The rule change also authorizes magistrates to issue a single warrant to hack multiple computers across the country, or even the world. If this raises red flags for you regarding the Fourth Amendment’s particularity requirement, you are not alone.

The new rule also raises forum-shopping concerns. This is already a problem within districts. For instance, Magistrate Judge Stephen Wm. Smith of the Southern District of Texas, known for carefully scrutinizing government applications to seize data, noted during a panel this year that he received “zero” applications during his last two days of criminal duty, while the next judge got an “extra helping.” Under the new rule, this is going to be a problem across districts.
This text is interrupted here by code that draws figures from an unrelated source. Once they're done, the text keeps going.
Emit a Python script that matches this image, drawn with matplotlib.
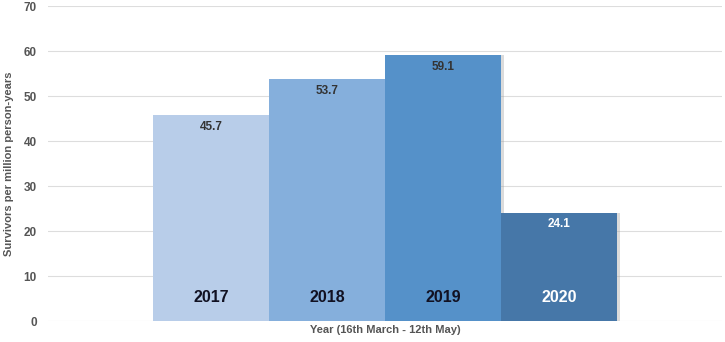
import matplotlib
matplotlib.use("Agg")
import matplotlib.pyplot as plt
from matplotlib import font_manager

years = ["2017", "2018", "2019", "2020"]
values = [45.7, 53.7, 59.1, 24.1]
colors = ["#b8cde9", "#85afdc", "#5591c9", "#4677a8"]
value_colors = ["#333333", "#333333", "#333333", "#ffffff"]
year_colors = ["#111122", "#111122", "#111122", "#ffffff"]
yticks = [0, 10, 20, 30, 40, 50, 60, 70]

names = {f.name for f in font_manager.fontManager.ttflist}
narrow = "Liberation Sans Narrow" if "Liberation Sans Narrow" in names else "Liberation Sans"

fig = plt.figure(figsize=(7.25, 3.42), dpi=100)
ax = fig.add_axes([0.066, 0.0614, 0.93, 0.921])

x = list(range(len(years)))
# subtle shadow
ax.bar([i + 0.03 for i in x], values, width=1.0, color="#999999", alpha=0.35, zorder=2, linewidth=0)
ax.bar(x, values, width=1.0, color=colors, zorder=3, linewidth=0)

for i, v in enumerate(values):
    ax.text(i, v - 2.6, f"{v}", ha="center", va="center", fontsize=8.5, fontweight="bold",
            color=value_colors[i], family=["Liberation Sans", "DejaVu Sans"], zorder=4)
    ax.text(i, 5.3, years[i], ha="center", va="center", fontsize=11.5, fontweight="bold",
            color=year_colors[i], family=[narrow, "DejaVu Sans"], zorder=4)

ax.set_xlim(-1.41, 4.41)
ax.set_ylim(0, 70)
ax.set_yticks(yticks)
ax.set_xticks([])
ax.grid(axis="y", color="#dddddd", linewidth=0.8, zorder=0)
ax.set_axisbelow(True)
for s in ax.spines.values():
    s.set_visible(False)
ax.tick_params(axis="y", length=0, pad=8, labelsize=8.5, labelcolor="#555555")
for lbl in ax.get_yticklabels():
    lbl.set_fontweight("bold")
    lbl.set_family("Liberation Sans")
ax.set_ylabel("Survivors per million person-years", fontsize=8, fontweight="bold",
              color="#555555", family="Liberation Sans", labelpad=7)
ax.set_xlabel("Year (16th March - 12th May)", fontsize=8, fontweight="bold",
              color="#555555", family="Liberation Sans", labelpad=3)

fig.savefig("out.png", dpi=100, facecolor="white")
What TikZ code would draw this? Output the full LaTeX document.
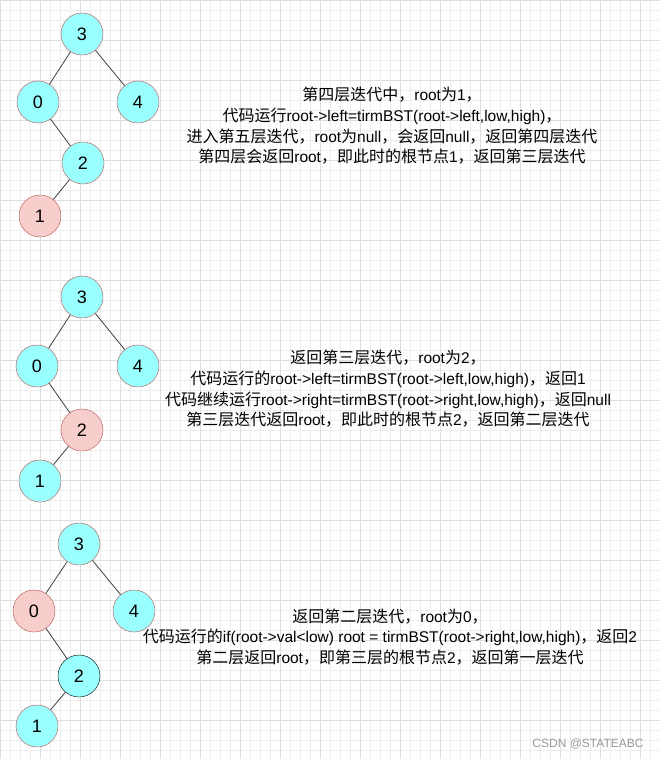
\documentclass[tikz,border=0pt]{standalone}
\usepackage{fontspec}
\setmainfont{Liberation Sans}
\newfontfamily\cjk{Noto Sans CJK SC}
\newcommand\zh[1]{{\cjk\fontsize{16}{20.7}\selectfont #1}}
\definecolor{cy}{HTML}{99FFFF}
\definecolor{pk}{HTML}{F8CECC}
\definecolor{st}{HTML}{B85450}
\begin{document}
\begin{tikzpicture}[x=1pt,y=-1pt,
  tn/.style={circle,minimum size=42pt,inner sep=0pt,draw=st,fill=cy,font=\fontsize{18}{18}\selectfont},
  red/.style={fill=pk},
  edge/.style={draw=black!75,line width=0.8pt},
  txt/.style={align=center,font=\fontsize{15.5}{20.7}\selectfont}]
\useasboundingbox (0,0) rectangle (660,759);
\fill[white] (0,0) rectangle (660,759);
\foreach \i in {0,10,...,660} \draw[black!7,line width=0.5pt] (\i,0) -- (\i,759);
\foreach \i in {0,10,...,750} \draw[black!7,line width=0.5pt] (0,\i) -- (660,\i);
\foreach \i in {0,40,...,660} \draw[black!13,line width=0.6pt] (\i,0) -- (\i,759);
\foreach \i in {0,40,...,750} \draw[black!13,line width=0.6pt] (0,\i) -- (660,\i);
% tree 1
\node[tn] (a3) at (82,34) {3};
\node[tn] (a0) at (38,102) {0};
\node[tn] (a4) at (138,102) {4};
\node[tn] (a2) at (83,163) {2};
\node[tn,red] (a1) at (40,216) {1};
\draw[edge] (a3)--(a0); \draw[edge] (a3)--(a4); \draw[edge] (a0)--(a2); \draw[edge] (a2)--(a1);
\node[txt] (t1) at (392,126) {\zh{第四层迭代中，}root\zh{为}1\zh{，}\\\zh{代码运行}root->left=tirmBST(root->left,low,high)\zh{，}\\\zh{进入第五层迭代，}root\zh{为}null\zh{，会返回}null\zh{，返回第四层迭代}\\\zh{第四层会返回}root\zh{，即此时的根节点}1\zh{，返回第三层迭代}};
% tree 2
\node[tn] (b3) at (82,297) {3};
\node[tn] (b0) at (37,366) {0};
\node[tn] (b4) at (138,366) {4};
\node[tn,red] (b2) at (82,430) {2};
\node[tn] (b1) at (40,481) {1};
\draw[edge] (b3)--(b0); \draw[edge] (b3)--(b4); \draw[edge] (b0)--(b2); \draw[edge] (b2)--(b1);
\node[txt] (t2) at (388,389) {\zh{返回第三层迭代，}root\zh{为}2\zh{，}\\\zh{代码运行的}root->left=tirmBST(root->left,low,high)\zh{，返回}1\\\zh{代码继续运行}root->right=tirmBST(root->right,low,high)\zh{，返回}null\\\zh{第三层迭代返回}root\zh{，即此时的根节点}2\zh{，返回第二层迭代}};
% tree 3
\node[tn] (c3) at (79,544) {3};
\node[tn,red] (c0) at (34,611) {0};
\node[tn] (c4) at (134,611) {4};
\node[tn,draw=black] (c2) at (79,676) {2};
\node[tn] (c1) at (37,726) {1};
\draw[edge] (c3)--(c0); \draw[edge] (c3)--(c4); \draw[edge] (c0)--(c2); \draw[edge] (c2)--(c1);
\node[txt] (t3) at (390,637) {\zh{返回第二层迭代，}root\zh{为}0\zh{，}\\\zh{代码运行的}if(root->val<low) root = tirmBST(root->right,low,high)\zh{，返回}2\\\zh{第二层返回}root\zh{，即第三层的根节点}2\zh{，返回第一层迭代}};
\node[font=\fontsize{12}{12}\selectfont,text=black!40] (wm) at (588,744) {CSDN @STATEABC};
\end{tikzpicture}
\end{document}
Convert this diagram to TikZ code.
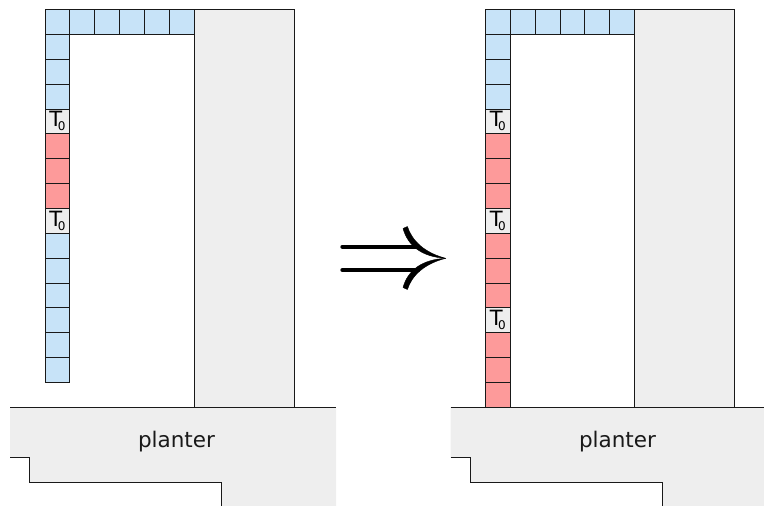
\documentclass[tikz,border=0pt]{standalone}
\usepackage{fontspec}
\setmainfont{DejaVu Sans}
\definecolor{cellblue}{HTML}{C7E3F8}
\definecolor{cellred}{HTML}{FD9A9A}
\definecolor{cellgray}{HTML}{EEEEEE}
\tikzset{
  line/.style={line width=0.9pt,draw=black!90},
  cellbox/.style={line,minimum width=24.87pt,minimum height=24.87pt,inner sep=0pt,outer sep=0pt,anchor=north west,font=\fontsize{21}{21}\selectfont},
  bluecell/.style={cellbox,fill=cellblue},
  redcell/.style={cellbox,fill=cellred},
  tcell/.style={cellbox,fill=cellgray},
  solid gray/.style={fill=cellgray,draw=none},
  label text/.style={font=\fontsize{21.5}{22}\selectfont,text=black!90,inner sep=0pt},
  arrowline/.style={line width=4.4pt,line cap=round,draw=black},
  barb/.style={fill=black,draw=black,line width=0.4pt,line join=round}
}
\newcommand{\Tzero}{\raisebox{1pt}{T}\kern-4.5pt\raisebox{-3pt}{\fontsize{12}{12}\selectfont 0}}
\begin{document}
\begin{tikzpicture}[x=1pt,y=-1pt]
\useasboundingbox (0,0) rectangle (764,506);
% left: wall and planter
\fill[solid gray] (194.5,9.5) rectangle (294,407.5);
\draw[line] (194.5,407.5) -- (194.5,9.5) -- (294,9.5) -- (294,407.5);
\fill[solid gray] (10,407.5) -- (336,407.5) -- (336,506) -- (221.5,506) -- (221.5,482) -- (29,482) -- (29,457) -- (10,457) -- cycle;
\draw[line] (10,407.5) -- (336,407.5);
\draw[line] (10,457) -- (29,457) -- (29,482) -- (221.5,482) -- (221.5,506);
\node[label text] (planterL) at (176.5,441.5) {planter};
% right: wall and planter
\fill[solid gray] (634.5,9.5) rectangle (734,407.5);
\draw[line] (634.5,407.5) -- (634.5,9.5) -- (734,9.5) -- (734,407.5);
\fill[solid gray] (450.5,407.5) -- (764,407.5) -- (764,506) -- (662.5,506) -- (662.5,482) -- (470,482) -- (470,457) -- (450.5,457) -- cycle;
\draw[line] (450.5,407.5) -- (764,407.5);
\draw[line] (450.5,457) -- (470,457) -- (470,482) -- (662.5,482) -- (662.5,506);
\node[label text] (planterR) at (617.5,441.5) {planter};
% top rows
\foreach \i in {1,...,5} {
  \node[bluecell] (LT\i) at ({45+24.87*\i},9.5) {};
  \node[bluecell] (RT\i) at ({485.4+24.87*\i},9.5) {};
}
% left column
\foreach \i/\s/\t in {0/bluecell/,1/bluecell/,2/bluecell/,3/bluecell/,4/tcell/\Tzero,5/redcell/,6/redcell/,7/redcell/,8/tcell/\Tzero,9/bluecell/,10/bluecell/,11/bluecell/,12/bluecell/,13/bluecell/,14/bluecell/}
  \node[\s] (LC\i) at (45,{9.5+24.87*\i}) {\t};
% right column
\foreach \i/\s/\t in {0/bluecell/,1/bluecell/,2/bluecell/,3/bluecell/,4/tcell/\Tzero,5/redcell/,6/redcell/,7/redcell/,8/tcell/\Tzero,9/redcell/,10/redcell/,11/redcell/,12/tcell/\Tzero,13/redcell/,14/redcell/,15/redcell/}
  \node[\s] (RC\i) at (485.4,{9.5+24.87*\i}) {\t};
% implication arrow
\draw[arrowline] (342.5,246.7) -- (418,246.7);
\draw[arrowline] (342.5,270) -- (418,270);
\fill[barb] (445.8,258.3) .. controls (425,253) and (412,241) .. (407.4,226.5)
  -- (403,228.5) .. controls (408,246) and (422,257) .. (445.8,258.3) -- cycle;
\fill[barb] (445.8,258.3) .. controls (425,263.5) and (412,275) .. (407.4,289.5)
  -- (403,287.5) .. controls (408,270) and (422,259.5) .. (445.8,258.3) -- cycle;
\end{tikzpicture}
\end{document}
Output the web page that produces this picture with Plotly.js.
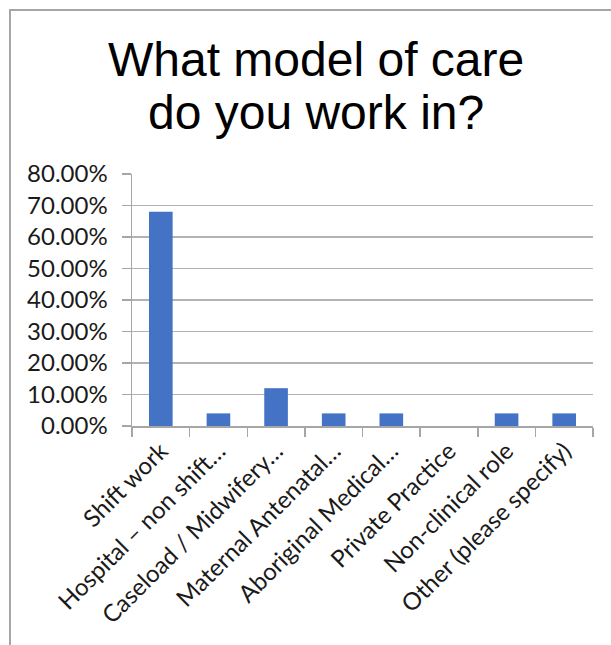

Law enforcement can now take their warrant applications to sympathetic or unquestioning districts — more inclined to approve applications — so long as “activities related to the crime may have occurred” there. In the case of botnets, potentially involving millions of computers in every district across the country, this vague language provides no meaningful limit.

If these new powers had been proposed via legislation, the law would not have passed through Congress without significant debate regarding the need for protections. But instead, they were proposed by an advisory committee to the Judicial Conference of the United States as a change to the Federal Rules of Criminal Procedure, which typically sets the day-to-day procedural ground rules for criminal prosecutions, such as court holidays or how to correct clerical errors. They were then passed through the Supreme Court and became law after Congress failed to act. At the eleventh hour, three senators—Ron Wyden (D-Ore.), Steve Daines (R-Mont.) and Chris Coons (D-Del.)—urged the Senate to delay or prevent the changes to avoid, in Daines words, granting “unlimited power for unlimited hacking.” But Sen. John Cornyn (R-Tex.) prevented debate on bills opposing immediate adoption. And on Dec. 1, the new Rule 41 went into effect.

The FBI has used a single warrant to hack into many computers before. The recent Playpen investigation, which resulted in hundreds of criminal prosecutions, involved the largest known hacking operation in U.S. law enforcement history and was conducted via a single warrant. But almost every court to address the question outside the district that issued the warrant found that the warrant violated the old Rule 41. With the rule change, we’ll soon see many more expansive hacking operations—in a wide range of cases. Courts are already struggling to place appropriate limitations on law enforcement hacking, with one court going so far as to hold that a defendant had no “reasonable expectation of privacy” in his personal computer, located inside his home. See United States v. Matish, No. 4:16CR16, 2016 WL 3545776 (E.D. Va. June 23, 2016). In this context, vastly expanding law enforcement’s hacking authority without any accompanying safeguards is the last thing we should be doing.